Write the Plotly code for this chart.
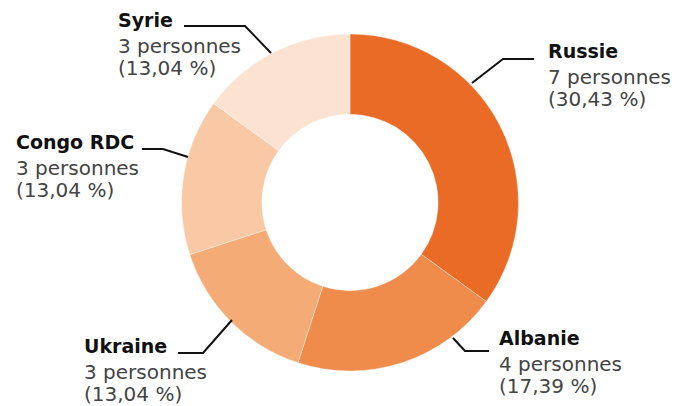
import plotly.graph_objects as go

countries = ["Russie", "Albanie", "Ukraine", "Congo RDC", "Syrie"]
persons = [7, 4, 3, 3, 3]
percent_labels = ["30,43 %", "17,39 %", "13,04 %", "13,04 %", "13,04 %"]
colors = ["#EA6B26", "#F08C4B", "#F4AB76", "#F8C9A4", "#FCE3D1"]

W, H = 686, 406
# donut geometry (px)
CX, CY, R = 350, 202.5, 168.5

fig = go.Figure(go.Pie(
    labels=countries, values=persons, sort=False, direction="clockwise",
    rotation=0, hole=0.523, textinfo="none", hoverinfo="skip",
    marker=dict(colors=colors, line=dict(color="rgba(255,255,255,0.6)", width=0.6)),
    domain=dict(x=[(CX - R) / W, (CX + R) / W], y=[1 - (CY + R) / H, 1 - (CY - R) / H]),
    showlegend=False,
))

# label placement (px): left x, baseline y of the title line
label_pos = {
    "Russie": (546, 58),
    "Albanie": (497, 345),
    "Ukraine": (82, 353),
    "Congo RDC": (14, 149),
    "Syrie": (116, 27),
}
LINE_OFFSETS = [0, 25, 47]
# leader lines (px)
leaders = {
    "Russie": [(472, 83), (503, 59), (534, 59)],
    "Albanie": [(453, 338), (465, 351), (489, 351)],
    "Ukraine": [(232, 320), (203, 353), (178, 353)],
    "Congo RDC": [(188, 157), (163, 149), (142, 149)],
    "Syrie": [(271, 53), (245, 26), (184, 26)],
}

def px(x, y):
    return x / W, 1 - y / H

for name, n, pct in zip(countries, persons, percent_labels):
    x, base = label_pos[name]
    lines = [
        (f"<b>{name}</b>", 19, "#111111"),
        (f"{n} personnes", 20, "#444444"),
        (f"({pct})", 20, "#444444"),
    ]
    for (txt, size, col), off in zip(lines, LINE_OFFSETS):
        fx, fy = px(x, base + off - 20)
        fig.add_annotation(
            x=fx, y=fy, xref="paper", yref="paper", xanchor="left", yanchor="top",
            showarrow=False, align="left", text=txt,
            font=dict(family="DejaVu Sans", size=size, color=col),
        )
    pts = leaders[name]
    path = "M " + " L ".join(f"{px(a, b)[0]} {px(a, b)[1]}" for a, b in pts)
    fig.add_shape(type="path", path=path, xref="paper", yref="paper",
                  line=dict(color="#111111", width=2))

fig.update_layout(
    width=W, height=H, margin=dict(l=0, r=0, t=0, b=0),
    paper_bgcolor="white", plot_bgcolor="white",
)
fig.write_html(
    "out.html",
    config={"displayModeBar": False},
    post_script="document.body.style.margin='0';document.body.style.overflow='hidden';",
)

* GIVEN INSTRUCTION: Reproduce the whole listing word for word, setting aside any pictures.

* ANSWER FOR THE TASK:
Write the Plotly code for this chart.
import plotly.graph_objects as go

countries = ["Russie", "Albanie", "Ukraine", "Congo RDC", "Syrie"]
persons = [7, 4, 3, 3, 3]
percent_labels = ["30,43 %", "17,39 %", "13,04 %", "13,04 %", "13,04 %"]
colors = ["#EA6B26", "#F08C4B", "#F4AB76", "#F8C9A4", "#FCE3D1"]

W, H = 686, 406
# donut geometry (px)
CX, CY, R = 350, 202.5, 168.5

fig = go.Figure(go.Pie(
    labels=countries, values=persons, sort=False, direction="clockwise",
    rotation=0, hole=0.523, textinfo="none", hoverinfo="skip",
    marker=dict(colors=colors, line=dict(color="rgba(255,255,255,0.6)", width=0.6)),
    domain=dict(x=[(CX - R) / W, (CX + R) / W], y=[1 - (CY + R) / H, 1 - (CY - R) / H]),
    showlegend=False,
))

# label placement (px): left x, baseline y of the title line
label_pos = {
    "Russie": (546, 58),
    "Albanie": (497, 345),
    "Ukraine": (82, 353),
    "Congo RDC": (14, 149),
    "Syrie": (116, 27),
}
LINE_OFFSETS = [0, 25, 47]
# leader lines (px)
leaders = {
    "Russie": [(472, 83), (503, 59), (534, 59)],
    "Albanie": [(453, 338), (465, 351), (489, 351)],
    "Ukraine": [(232, 320), (203, 353), (178, 353)],
    "Congo RDC": [(188, 157), (163, 149), (142, 149)],
    "Syrie": [(271, 53), (245, 26), (184, 26)],
}

def px(x, y):
    return x / W, 1 - y / H

for name, n, pct in zip(countries, persons, percent_labels):
    x, base = label_pos[name]
    lines = [
        (f"<b>{name}</b>", 19, "#111111"),
        (f"{n} personnes", 20, "#444444"),
        (f"({pct})", 20, "#444444"),
    ]
    for (txt, size, col), off in zip(lines, LINE_OFFSETS):
        fx, fy = px(x, base + off - 20)
        fig.add_annotation(
            x=fx, y=fy, xref="paper", yref="paper", xanchor="left", yanchor="top",
            showarrow=False, align="left", text=txt,
            font=dict(family="DejaVu Sans", size=size, color=col),
        )
    pts = leaders[name]
    path = "M " + " L ".join(f"{px(a, b)[0]} {px(a, b)[1]}" for a, b in pts)
    fig.add_shape(type="path", path=path, xref="paper", yref="paper",
                  line=dict(color="#111111", width=2))

fig.update_layout(
    width=W, height=H, margin=dict(l=0, r=0, t=0, b=0),
    paper_bgcolor="white", plot_bgcolor="white",
)
fig.write_html(
    "out.html",
    config={"displayModeBar": False},
    post_script="document.body.style.margin='0';document.body.style.overflow='hidden';",
)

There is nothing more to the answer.